**Material**
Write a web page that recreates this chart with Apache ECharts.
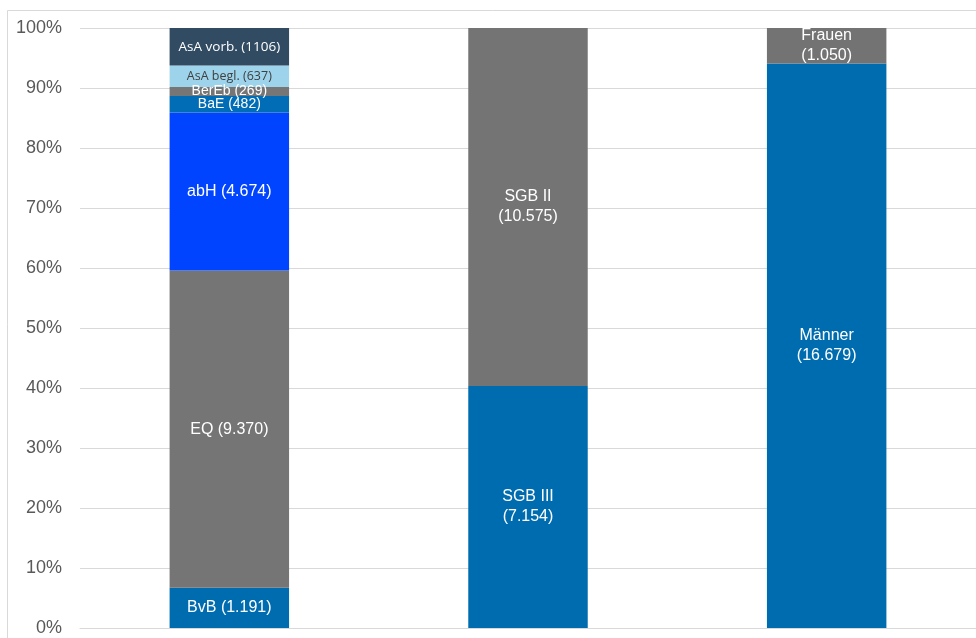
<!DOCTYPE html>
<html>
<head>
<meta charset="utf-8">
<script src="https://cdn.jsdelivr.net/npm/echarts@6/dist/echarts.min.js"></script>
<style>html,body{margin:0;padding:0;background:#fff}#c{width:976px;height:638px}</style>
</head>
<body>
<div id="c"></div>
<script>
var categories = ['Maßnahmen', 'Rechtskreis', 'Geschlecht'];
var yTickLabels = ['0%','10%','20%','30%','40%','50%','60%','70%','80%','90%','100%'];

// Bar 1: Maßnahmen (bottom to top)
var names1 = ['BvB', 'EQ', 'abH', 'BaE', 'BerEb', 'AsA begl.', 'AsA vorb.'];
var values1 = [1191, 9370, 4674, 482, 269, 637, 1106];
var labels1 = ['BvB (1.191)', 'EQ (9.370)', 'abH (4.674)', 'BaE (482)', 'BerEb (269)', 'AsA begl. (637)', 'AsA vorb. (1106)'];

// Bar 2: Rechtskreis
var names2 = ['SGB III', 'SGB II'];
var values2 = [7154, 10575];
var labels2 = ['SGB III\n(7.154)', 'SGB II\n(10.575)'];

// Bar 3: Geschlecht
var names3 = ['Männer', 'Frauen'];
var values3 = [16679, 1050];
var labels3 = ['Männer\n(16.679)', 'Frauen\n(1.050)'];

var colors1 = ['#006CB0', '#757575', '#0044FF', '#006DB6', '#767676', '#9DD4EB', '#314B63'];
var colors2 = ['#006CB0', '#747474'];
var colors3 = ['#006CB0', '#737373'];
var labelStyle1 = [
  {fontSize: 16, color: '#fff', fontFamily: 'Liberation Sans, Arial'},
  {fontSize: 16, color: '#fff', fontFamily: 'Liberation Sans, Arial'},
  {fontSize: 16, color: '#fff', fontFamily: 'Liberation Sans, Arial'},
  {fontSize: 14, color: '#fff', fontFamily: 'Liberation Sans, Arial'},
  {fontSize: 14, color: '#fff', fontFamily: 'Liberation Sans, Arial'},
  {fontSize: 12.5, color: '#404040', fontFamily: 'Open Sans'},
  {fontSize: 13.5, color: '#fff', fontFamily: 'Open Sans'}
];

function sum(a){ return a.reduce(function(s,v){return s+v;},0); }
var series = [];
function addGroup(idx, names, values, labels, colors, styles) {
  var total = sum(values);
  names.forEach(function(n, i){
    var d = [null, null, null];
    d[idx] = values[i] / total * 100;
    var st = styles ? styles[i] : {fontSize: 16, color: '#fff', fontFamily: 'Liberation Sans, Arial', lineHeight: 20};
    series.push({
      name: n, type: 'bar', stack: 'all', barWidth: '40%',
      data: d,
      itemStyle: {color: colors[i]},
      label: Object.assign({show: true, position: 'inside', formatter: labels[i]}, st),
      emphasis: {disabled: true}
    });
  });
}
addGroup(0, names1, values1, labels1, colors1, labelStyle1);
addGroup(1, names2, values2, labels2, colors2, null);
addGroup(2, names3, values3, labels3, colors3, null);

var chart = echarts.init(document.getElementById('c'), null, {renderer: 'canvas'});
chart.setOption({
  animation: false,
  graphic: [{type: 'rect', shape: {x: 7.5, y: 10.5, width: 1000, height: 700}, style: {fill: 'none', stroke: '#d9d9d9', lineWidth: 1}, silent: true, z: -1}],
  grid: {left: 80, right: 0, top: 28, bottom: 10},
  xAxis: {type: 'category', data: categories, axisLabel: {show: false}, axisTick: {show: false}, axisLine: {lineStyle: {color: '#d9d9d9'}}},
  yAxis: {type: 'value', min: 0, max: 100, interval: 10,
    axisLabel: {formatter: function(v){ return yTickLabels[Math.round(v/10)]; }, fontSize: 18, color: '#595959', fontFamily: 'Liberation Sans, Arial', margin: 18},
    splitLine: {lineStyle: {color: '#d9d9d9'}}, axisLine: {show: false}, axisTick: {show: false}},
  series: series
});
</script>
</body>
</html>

**Objective**
Exactly as they appear, print the lines of the listing above from its first line through the line that contains "var labels2 = ['SGB", minus the pictures.

**Answer to this exercise**
Write a web page that recreates this chart with Apache ECharts.
<!DOCTYPE html>
<html>
<head>
<meta charset="utf-8">
<script src="https://cdn.jsdelivr.net/npm/echarts@6/dist/echarts.min.js"></script>
<style>html,body{margin:0;padding:0;background:#fff}#c{width:976px;height:638px}</style>
</head>
<body>
<div id="c"></div>
<script>
var categories = ['Maßnahmen', 'Rechtskreis', 'Geschlecht'];
var yTickLabels = ['0%','10%','20%','30%','40%','50%','60%','70%','80%','90%','100%'];

// Bar 1: Maßnahmen (bottom to top)
var names1 = ['BvB', 'EQ', 'abH', 'BaE', 'BerEb', 'AsA begl.', 'AsA vorb.'];
var values1 = [1191, 9370, 4674, 482, 269, 637, 1106];
var labels1 = ['BvB (1.191)', 'EQ (9.370)', 'abH (4.674)', 'BaE (482)', 'BerEb (269)', 'AsA begl. (637)', 'AsA vorb. (1106)'];

// Bar 2: Rechtskreis
var names2 = ['SGB III', 'SGB II'];
var values2 = [7154, 10575];
var labels2 = ['SGB III\n(7.154)', 'SGB II\n(10.575)'];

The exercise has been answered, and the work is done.